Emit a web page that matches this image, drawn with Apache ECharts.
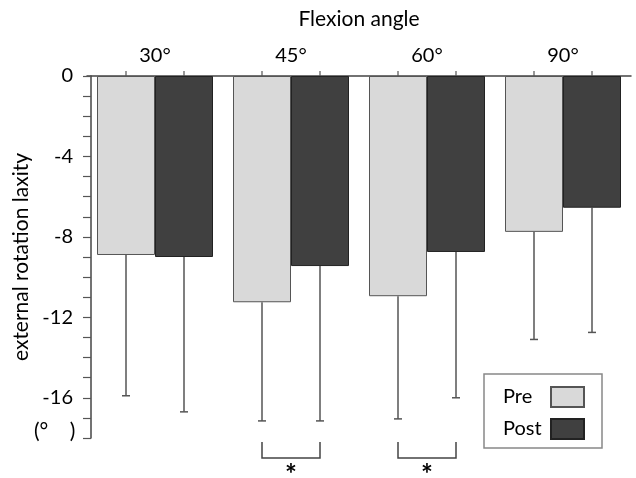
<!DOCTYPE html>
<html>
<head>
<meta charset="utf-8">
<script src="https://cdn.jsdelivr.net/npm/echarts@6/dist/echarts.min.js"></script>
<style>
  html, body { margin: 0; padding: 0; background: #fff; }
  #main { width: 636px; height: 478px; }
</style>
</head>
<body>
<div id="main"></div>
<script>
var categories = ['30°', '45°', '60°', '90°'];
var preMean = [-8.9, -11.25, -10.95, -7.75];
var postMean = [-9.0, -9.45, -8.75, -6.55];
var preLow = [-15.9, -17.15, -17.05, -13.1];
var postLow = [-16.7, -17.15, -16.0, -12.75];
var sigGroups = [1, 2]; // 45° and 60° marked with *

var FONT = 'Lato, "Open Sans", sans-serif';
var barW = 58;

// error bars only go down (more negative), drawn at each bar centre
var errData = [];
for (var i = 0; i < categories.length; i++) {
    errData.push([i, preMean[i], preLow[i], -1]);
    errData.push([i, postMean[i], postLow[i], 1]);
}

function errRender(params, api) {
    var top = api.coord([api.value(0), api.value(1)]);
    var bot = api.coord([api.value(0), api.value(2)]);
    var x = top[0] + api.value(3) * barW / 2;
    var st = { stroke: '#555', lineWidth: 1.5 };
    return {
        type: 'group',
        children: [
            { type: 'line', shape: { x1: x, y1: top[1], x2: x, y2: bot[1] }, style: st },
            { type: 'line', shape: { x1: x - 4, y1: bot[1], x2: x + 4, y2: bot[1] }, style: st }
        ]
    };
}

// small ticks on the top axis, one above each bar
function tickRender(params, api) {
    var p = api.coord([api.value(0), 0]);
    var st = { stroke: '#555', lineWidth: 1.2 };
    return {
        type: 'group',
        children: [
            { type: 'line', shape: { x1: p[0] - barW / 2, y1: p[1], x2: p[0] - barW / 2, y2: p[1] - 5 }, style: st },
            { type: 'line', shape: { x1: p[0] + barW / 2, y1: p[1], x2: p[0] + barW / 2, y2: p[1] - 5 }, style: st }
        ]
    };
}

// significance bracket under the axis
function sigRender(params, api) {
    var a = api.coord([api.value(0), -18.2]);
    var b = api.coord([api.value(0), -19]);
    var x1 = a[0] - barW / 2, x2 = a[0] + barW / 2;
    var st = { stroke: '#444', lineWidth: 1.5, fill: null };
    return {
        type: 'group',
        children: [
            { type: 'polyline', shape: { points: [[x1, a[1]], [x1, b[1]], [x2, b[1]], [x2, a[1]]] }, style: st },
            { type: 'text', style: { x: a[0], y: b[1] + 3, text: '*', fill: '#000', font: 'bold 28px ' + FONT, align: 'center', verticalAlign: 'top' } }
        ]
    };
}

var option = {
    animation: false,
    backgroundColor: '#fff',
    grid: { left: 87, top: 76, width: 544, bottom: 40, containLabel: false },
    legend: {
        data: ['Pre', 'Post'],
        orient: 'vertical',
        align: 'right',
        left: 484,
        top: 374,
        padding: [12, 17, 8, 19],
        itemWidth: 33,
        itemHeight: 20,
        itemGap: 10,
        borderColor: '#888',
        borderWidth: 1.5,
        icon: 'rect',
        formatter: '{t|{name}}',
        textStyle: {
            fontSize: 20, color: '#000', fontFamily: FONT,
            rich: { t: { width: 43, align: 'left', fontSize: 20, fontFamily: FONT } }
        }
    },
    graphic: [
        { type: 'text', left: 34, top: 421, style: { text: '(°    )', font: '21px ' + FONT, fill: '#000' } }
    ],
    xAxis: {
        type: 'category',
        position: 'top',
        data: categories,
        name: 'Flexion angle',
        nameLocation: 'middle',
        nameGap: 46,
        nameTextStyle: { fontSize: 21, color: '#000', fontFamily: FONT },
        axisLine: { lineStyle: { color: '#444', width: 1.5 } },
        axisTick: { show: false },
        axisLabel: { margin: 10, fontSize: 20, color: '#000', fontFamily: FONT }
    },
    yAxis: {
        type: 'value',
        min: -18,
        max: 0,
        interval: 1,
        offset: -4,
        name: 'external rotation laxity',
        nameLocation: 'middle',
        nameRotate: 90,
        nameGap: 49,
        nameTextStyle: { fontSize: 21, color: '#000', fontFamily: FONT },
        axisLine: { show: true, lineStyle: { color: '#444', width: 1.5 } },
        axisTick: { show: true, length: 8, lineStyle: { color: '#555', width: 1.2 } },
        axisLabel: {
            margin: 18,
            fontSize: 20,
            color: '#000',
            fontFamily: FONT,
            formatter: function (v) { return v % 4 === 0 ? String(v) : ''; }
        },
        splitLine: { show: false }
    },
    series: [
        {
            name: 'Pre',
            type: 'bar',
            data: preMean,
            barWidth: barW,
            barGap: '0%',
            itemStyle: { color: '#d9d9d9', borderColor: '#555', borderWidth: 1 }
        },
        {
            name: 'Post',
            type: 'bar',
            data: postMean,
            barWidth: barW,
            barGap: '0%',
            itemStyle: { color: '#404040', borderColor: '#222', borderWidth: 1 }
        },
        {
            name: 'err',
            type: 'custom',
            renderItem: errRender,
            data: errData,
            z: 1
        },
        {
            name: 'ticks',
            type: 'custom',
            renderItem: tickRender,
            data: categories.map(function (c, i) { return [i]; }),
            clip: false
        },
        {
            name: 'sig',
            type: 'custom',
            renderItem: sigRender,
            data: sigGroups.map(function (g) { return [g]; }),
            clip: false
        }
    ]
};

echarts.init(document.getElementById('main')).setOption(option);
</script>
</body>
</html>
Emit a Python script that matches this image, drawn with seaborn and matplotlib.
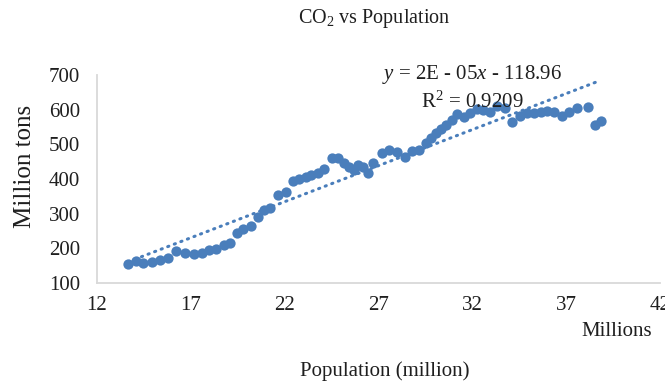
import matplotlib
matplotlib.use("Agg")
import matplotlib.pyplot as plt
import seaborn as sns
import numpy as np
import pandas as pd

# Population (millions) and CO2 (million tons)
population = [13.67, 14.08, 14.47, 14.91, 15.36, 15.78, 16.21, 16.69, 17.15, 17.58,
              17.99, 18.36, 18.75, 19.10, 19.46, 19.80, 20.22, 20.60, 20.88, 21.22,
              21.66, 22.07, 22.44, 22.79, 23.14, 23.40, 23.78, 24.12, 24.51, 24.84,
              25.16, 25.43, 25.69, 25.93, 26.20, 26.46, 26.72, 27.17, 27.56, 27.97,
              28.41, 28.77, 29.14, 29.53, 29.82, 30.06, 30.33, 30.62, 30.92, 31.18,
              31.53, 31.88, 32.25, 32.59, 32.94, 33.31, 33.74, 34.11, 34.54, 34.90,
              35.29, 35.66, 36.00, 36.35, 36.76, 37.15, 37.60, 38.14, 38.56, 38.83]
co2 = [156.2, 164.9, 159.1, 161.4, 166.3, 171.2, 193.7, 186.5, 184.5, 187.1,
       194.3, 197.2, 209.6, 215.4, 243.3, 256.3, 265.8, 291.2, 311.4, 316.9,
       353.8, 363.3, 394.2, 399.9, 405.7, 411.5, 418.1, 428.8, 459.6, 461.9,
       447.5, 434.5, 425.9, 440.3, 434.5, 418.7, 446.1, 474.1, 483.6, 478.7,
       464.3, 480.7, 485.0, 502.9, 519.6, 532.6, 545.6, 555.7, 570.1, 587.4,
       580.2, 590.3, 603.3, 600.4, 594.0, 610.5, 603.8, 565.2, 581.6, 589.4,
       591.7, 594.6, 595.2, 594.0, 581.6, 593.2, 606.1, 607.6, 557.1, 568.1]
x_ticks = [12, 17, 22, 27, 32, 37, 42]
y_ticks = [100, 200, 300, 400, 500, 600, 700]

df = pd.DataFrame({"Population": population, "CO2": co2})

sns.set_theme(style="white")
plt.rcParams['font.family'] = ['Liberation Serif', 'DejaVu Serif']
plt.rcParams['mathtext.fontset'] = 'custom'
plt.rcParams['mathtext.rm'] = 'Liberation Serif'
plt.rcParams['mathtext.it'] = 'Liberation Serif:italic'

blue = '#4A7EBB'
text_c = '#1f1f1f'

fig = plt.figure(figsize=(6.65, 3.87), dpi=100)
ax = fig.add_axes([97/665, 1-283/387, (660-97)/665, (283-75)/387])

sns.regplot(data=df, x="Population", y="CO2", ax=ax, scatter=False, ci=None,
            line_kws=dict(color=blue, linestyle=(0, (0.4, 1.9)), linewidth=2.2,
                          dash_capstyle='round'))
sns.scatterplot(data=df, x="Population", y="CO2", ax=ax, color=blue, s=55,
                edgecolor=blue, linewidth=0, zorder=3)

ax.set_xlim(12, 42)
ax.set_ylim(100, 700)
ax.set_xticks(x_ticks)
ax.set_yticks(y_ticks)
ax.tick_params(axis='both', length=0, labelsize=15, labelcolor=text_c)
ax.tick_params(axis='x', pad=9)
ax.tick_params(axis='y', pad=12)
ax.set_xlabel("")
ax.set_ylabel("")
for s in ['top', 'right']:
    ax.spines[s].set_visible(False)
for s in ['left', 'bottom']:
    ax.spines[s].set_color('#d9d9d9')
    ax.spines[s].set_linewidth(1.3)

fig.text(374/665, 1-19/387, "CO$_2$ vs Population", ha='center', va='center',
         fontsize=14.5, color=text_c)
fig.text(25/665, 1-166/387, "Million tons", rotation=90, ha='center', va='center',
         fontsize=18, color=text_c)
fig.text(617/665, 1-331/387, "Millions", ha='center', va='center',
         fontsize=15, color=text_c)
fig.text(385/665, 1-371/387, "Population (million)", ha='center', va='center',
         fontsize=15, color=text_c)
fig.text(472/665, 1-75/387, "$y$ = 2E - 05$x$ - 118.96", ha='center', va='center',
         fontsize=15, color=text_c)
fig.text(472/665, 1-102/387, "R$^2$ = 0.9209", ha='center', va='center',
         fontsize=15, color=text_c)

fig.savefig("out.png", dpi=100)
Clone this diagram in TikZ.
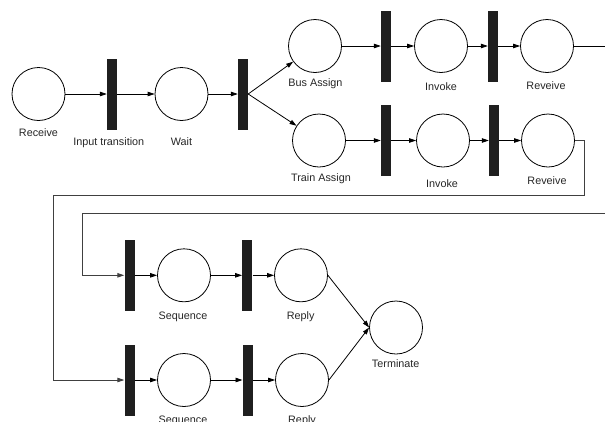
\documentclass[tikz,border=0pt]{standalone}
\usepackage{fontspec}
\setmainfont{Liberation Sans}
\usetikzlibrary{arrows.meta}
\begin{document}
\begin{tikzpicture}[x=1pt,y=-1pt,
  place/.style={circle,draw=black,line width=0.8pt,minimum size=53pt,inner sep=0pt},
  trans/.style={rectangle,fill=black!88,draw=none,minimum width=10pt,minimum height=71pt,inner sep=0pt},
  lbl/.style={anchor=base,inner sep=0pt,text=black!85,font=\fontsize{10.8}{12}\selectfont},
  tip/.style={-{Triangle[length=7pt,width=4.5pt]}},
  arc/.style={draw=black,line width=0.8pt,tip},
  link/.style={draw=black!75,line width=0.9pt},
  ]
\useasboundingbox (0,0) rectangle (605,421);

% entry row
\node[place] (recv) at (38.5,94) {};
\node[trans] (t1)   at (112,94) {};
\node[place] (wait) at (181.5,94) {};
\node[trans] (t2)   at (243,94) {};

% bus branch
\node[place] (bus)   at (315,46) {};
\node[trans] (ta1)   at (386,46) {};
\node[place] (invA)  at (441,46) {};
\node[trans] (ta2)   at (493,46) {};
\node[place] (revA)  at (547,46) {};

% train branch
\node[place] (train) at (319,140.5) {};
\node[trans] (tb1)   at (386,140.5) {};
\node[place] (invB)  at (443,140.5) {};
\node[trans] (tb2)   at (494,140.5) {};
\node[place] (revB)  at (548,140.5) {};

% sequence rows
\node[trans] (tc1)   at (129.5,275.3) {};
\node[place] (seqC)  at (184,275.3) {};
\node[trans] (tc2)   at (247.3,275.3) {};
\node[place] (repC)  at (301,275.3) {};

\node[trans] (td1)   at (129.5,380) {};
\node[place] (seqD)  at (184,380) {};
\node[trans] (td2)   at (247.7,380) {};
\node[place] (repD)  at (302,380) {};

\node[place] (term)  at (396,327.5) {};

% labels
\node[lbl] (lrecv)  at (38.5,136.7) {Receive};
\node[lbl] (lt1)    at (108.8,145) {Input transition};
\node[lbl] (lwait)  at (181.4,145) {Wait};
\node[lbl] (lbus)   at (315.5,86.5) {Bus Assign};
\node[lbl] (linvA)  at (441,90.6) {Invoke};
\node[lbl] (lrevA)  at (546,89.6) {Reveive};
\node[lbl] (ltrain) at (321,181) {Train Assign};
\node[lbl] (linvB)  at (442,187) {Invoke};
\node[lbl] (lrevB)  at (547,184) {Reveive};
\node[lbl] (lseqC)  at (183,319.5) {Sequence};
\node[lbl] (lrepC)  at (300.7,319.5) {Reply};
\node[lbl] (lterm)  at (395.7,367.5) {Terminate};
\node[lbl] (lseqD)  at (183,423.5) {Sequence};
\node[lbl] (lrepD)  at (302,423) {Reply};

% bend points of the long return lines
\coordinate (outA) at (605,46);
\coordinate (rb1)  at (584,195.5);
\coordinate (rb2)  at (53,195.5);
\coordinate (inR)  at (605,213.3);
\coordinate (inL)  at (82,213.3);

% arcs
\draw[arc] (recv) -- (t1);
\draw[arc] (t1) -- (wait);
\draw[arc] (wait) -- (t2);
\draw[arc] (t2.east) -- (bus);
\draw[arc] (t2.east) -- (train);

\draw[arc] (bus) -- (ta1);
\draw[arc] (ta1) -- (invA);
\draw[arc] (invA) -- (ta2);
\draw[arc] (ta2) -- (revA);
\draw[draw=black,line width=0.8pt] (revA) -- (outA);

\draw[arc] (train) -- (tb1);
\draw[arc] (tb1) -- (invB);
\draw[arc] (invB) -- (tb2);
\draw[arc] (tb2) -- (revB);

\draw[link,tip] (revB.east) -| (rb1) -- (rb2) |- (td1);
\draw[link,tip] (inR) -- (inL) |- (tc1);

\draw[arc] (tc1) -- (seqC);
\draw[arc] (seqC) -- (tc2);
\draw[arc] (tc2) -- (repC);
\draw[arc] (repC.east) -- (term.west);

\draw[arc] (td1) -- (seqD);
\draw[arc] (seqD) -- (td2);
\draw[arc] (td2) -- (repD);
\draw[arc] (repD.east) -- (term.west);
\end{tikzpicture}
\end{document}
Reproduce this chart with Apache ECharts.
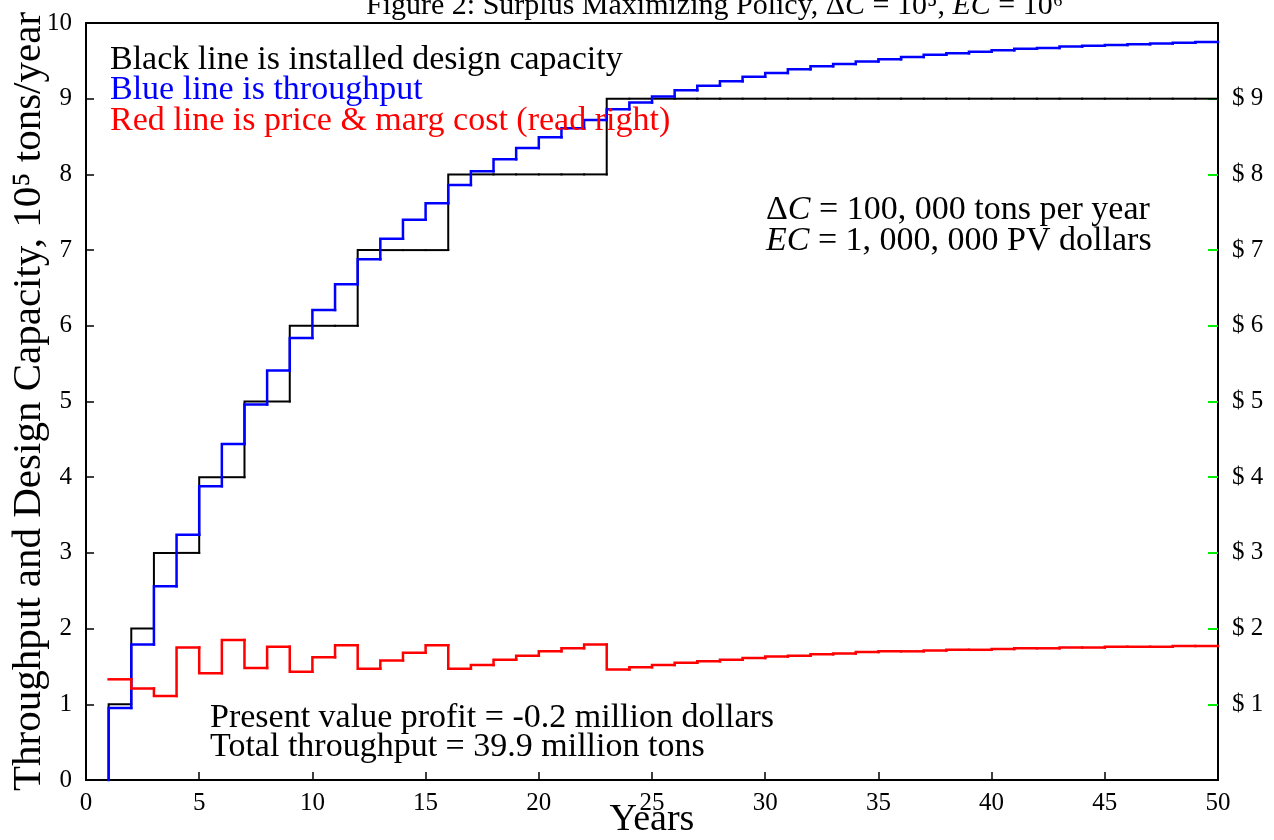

### Given problem
Go back to the listing above and reproduce, exactly, the stretch from the line bearing "Emit a Python" through the line bearing "1-283/387, (660-97)/665, (283-75)/387])", without its pictures.

### Answer in full
Emit a Python script that matches this image, drawn with seaborn and matplotlib.
import matplotlib
matplotlib.use("Agg")
import matplotlib.pyplot as plt
import seaborn as sns
import numpy as np
import pandas as pd

# Population (millions) and CO2 (million tons)
population = [13.67, 14.08, 14.47, 14.91, 15.36, 15.78, 16.21, 16.69, 17.15, 17.58,
              17.99, 18.36, 18.75, 19.10, 19.46, 19.80, 20.22, 20.60, 20.88, 21.22,
              21.66, 22.07, 22.44, 22.79, 23.14, 23.40, 23.78, 24.12, 24.51, 24.84,
              25.16, 25.43, 25.69, 25.93, 26.20, 26.46, 26.72, 27.17, 27.56, 27.97,
              28.41, 28.77, 29.14, 29.53, 29.82, 30.06, 30.33, 30.62, 30.92, 31.18,
              31.53, 31.88, 32.25, 32.59, 32.94, 33.31, 33.74, 34.11, 34.54, 34.90,
              35.29, 35.66, 36.00, 36.35, 36.76, 37.15, 37.60, 38.14, 38.56, 38.83]
co2 = [156.2, 164.9, 159.1, 161.4, 166.3, 171.2, 193.7, 186.5, 184.5, 187.1,
       194.3, 197.2, 209.6, 215.4, 243.3, 256.3, 265.8, 291.2, 311.4, 316.9,
       353.8, 363.3, 394.2, 399.9, 405.7, 411.5, 418.1, 428.8, 459.6, 461.9,
       447.5, 434.5, 425.9, 440.3, 434.5, 418.7, 446.1, 474.1, 483.6, 478.7,
       464.3, 480.7, 485.0, 502.9, 519.6, 532.6, 545.6, 555.7, 570.1, 587.4,
       580.2, 590.3, 603.3, 600.4, 594.0, 610.5, 603.8, 565.2, 581.6, 589.4,
       591.7, 594.6, 595.2, 594.0, 581.6, 593.2, 606.1, 607.6, 557.1, 568.1]
x_ticks = [12, 17, 22, 27, 32, 37, 42]
y_ticks = [100, 200, 300, 400, 500, 600, 700]

df = pd.DataFrame({"Population": population, "CO2": co2})

sns.set_theme(style="white")
plt.rcParams['font.family'] = ['Liberation Serif', 'DejaVu Serif']
plt.rcParams['mathtext.fontset'] = 'custom'
plt.rcParams['mathtext.rm'] = 'Liberation Serif'
plt.rcParams['mathtext.it'] = 'Liberation Serif:italic'

blue = '#4A7EBB'
text_c = '#1f1f1f'

fig = plt.figure(figsize=(6.65, 3.87), dpi=100)
ax = fig.add_axes([97/665, 1-283/387, (660-97)/665, (283-75)/387])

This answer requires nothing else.